Penampilan Anggota Katasapa Purbalingga
Nalarnews.com — Dalam rangka memperingati Bulan Bahasa dan
Sastra, Komunitas Teater Sastra Perwira (Katasapa) Purbalingga menggelar
kegiatan bertajuk Panggung Sastra Bulan Bahasa di Rumah Budidoyo, Desa
Kalikajar, Kecamatan Kaligondang, Purbalingga, pada Sabtu malam (18/10/2025).
Meski hujan mengguyur sejak sore, semangat para pegiat dan pecinta sastra tak
surut untuk menghadiri acara yang dimulai pukul 20.00 WIB itu.
Ketua Katasapa, Agustav Triono, menjelaskan bahwa kegiatan
ini merupakan bentuk perayaan tahunan yang selaras dengan semangat Sumpah
Pemuda 28 Oktober 1928. “Salah satu ikrar Sumpah Pemuda adalah menjunjung
bahasa persatuan, Bahasa Indonesia. Oktober dirayakan sebagai Bulan Bahasa dan
Sastra untuk mengenang peran besar bahasa Indonesia sebagai pemersatu bangsa,”
ungkap Agustav.
Ia menambahkan, Katasapa Purbalingga berupaya terus menjaga
semangat kebahasaan dan kesusastraan dengan menghadirkan ruang ekspresi bagi
para seniman lokal.
Koordinator acara, Deka Aepama, menyebutkan bahwa Panggung
Sastra menampilkan beragam bentuk seni seperti pembacaan puisi, monolog, dramatik
reading, hingga diskusi tentang perkembangan sastra dan seni. “Rumah Budidoyo
bisa menjadi tempat alternatif baru bagi pegiat seni untuk mengekspresikan
sekaligus mengapresiasi karya-karya mereka,” tutur Deka.

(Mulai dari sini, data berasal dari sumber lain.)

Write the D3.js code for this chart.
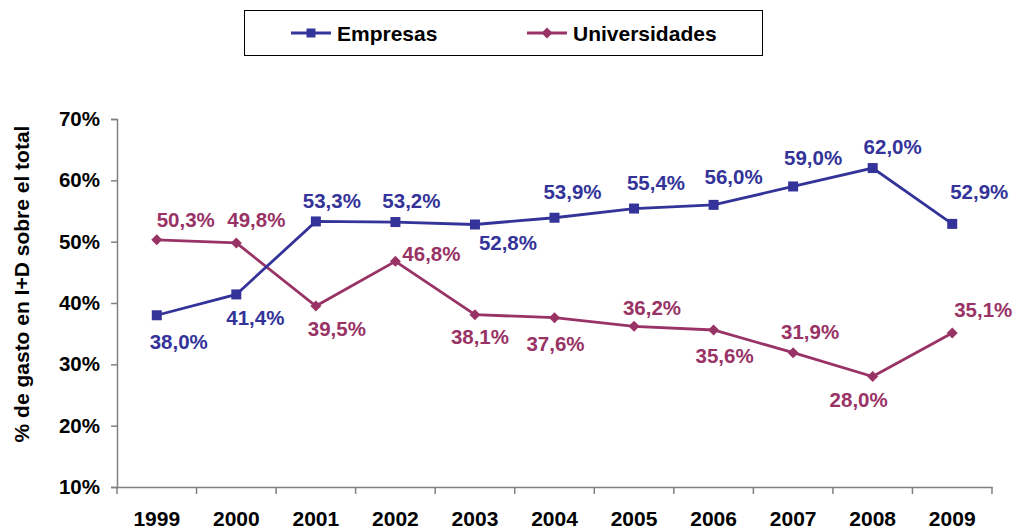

Acara dibuka dengan sambutan Agustav Triono yang
dilanjutkan pembacaan puisinya berjudul Anak-anak Bernyanyi di Jalanan. Penampilan
berikutnya diisi oleh Deka Aepama dengan Sajak Sebatang Lisong karya WS Rendra,
dan sastrawan muda Ikrom Rifa’i yang membacakan karya puisinya sendiri.
Sementara itu, Ketua Dewan Kesenian Purbalingga, Trisnanto
Budidoyo, memukau penonton melalui monolog bertema demokrasi. Sejumlah pegiat
dan peminat sastra lainnya turut tampil membaca puisi dengan berbagai gaya dan
tema yang memikat.
Salah satu penampilan yang paling menyita perhatian malam
itu datang dari Putri Marila, pegiat teater muda Purbalingga, yang membawakan
monolog Balada Sumarah karya Tentrem Lestari. Monolog ini mengisahkan
perjuangan seorang perempuan bernama Sumarah yang menghadapi penindasan dan
ketidakadilan sejak era pasca-1965 hingga menjadi tenaga kerja wanita di luar
negeri. Melalui penampilannya, penonton diajak merenungi potret perempuan
Indonesia yang kerap terpinggirkan oleh sistem, kemiskinan, dan ketidakadilan
sosial.
Selain monolog, pegiat Katasapa juga mempersembahkan dramatik
reading — pembacaan naskah drama secara ekspresif dan penuh penghayatan — yang
memberikan warna baru dalam dunia seni pertunjukan Purbalingga. Meskipun belum
populer di daerah tersebut, bentuk pertunjukan ini mendapat sambutan hangat
dari penonton yang hadir.
Acara ditutup dengan sesi diskusi santai antara penampil
dan audiens. Dalam diskusi tersebut muncul harapan agar kegiatan sastra seperti
Panggung Sastra Bulan Bahasa dapat digelar lebih rutin dan menjangkau wilayah
yang lebih luas. Melalui kegiatan ini, Katasapa Purbalingga membuktikan bahwa
sastra masih memiliki ruang yang hangat dan hidup di tengah masyarakat.